To get overall protection you have to be willing to lose some interior space.

The Cave provides more overall protection from the elements but will be a tighter fit for taller people. The same amount of supplies and knots are used as with the Plow and Flying V.

Lean-to with closed side:

Construction of this configuration can be either right or left.


The lean-to, with closed side, is a modification of the basic lean-to shelter. This configuration still uses the same amount of supplies as the other two shelters. 


This is a great configuration to get out of the wind while preparing a trailside meal. I think this a bit sturdier than the basic lean-to.

Pulling the hood out would improve this configuration.

Using only the supplies I have listed at the start of this post presents a disadvantage with this configuration. Not being able to attach to the hood, doesn't allow you to pull it back to provide more interior room, or keep the back of the shelter to bow-in due to wind.  This can easily be fixed by using a limb that is above the shelter and tieing a section a 550 cord the hood to the limb. Also, a tall stick could be used just like the trekking pole. 

Lean-to:


The lean-to is what you normally think of when building a poncho, or tarp shelter. The lean-to is quick and easy to set-up. Because the hood area of this configuration wants to sag, it's a little harder to lift the hood area just using trekking poles. 

The lean-to is what you normally think of when building a poncho or tarp shelter.


Using the same supplies and knots as I did with the other configurations. The trick here is how to get the hood pulled out or up without using another pole or limb. I took 550 cord and attached it to the hood drawstring. I then ran the other end of the 550 cord to the tip of one of the trekking poles. 



Using an overhand loop knot to attach the 550 cord to the trekking pole. Then adjusting the guidelines to add more tension to the trekking poles helps pull the roof/wall of the shelter out to provide more interior room. 

Guidelines attachment point. 


A-Frame:


The A-frame happens to be a more challenging configuration than all the others. This are two reasons. First, you need to be able to tie a shear lashing. If your lashing skill is lacking, now is a great time to brush-up! Second, the poles are slick, so it harder to keep the lashing in place due to the pressure of the attachment point.

The trekking poles allow you to adjust how high you want your shelter to be.

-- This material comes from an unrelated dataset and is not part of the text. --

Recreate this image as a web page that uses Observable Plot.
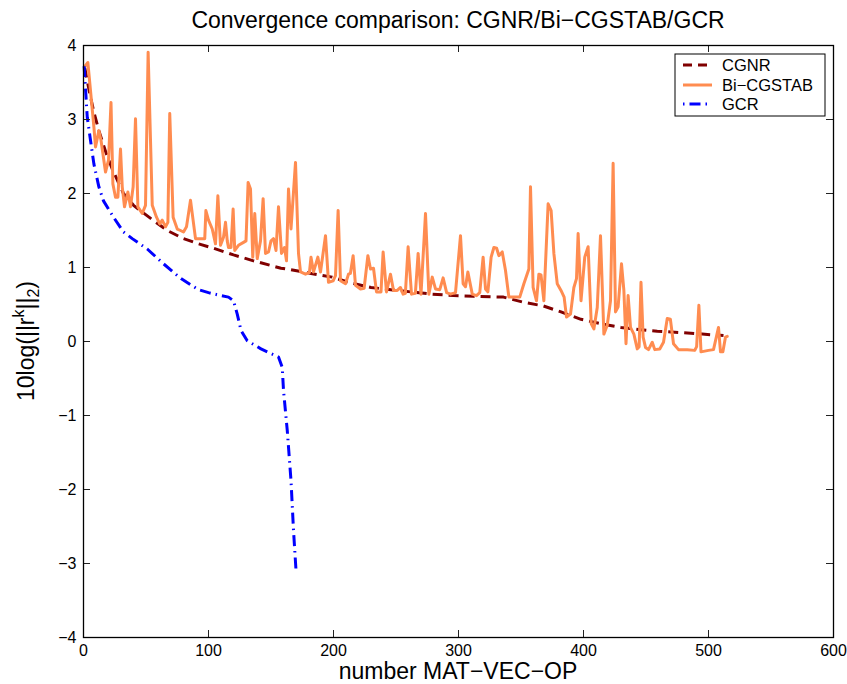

The A-Frame is no different than the other shelters, and that the hood needs to be pulled up to provide more interior room. I ran 550 cord from the hood to one of the trekking poles and then ran the tail as a second guideline. 

No matter how you set-up your poncho shelter always try to pull the hood up.


There are only so many useable poncho shelters that you can make because of the size of a poncho, but the list of what you can do with a poncho is endless. While all these shelters could have been set-up using a ridgeline, more stakes, and guidelines. My point here was to show that you don't need trees, and with minimum supplies, you can set-up a shelter in a matter of minutes that can protect you from the elements.  

My favorite out of all the poncho shelter configurations is the Plow/Flying V.  I feel that it provides the most room and is the sturdiest out of all of them. 

With any fieldcraft, you should practice before you need to use the skill. This post just shows you how I would set-up the different poncho shelters using trekking poles. Are there better ways to do it?  Could I have used different knots? Sure, but that is not the point. This post was to get you thinking about the 10 essentials, and how a poncho can provide you temporary shelter when needed.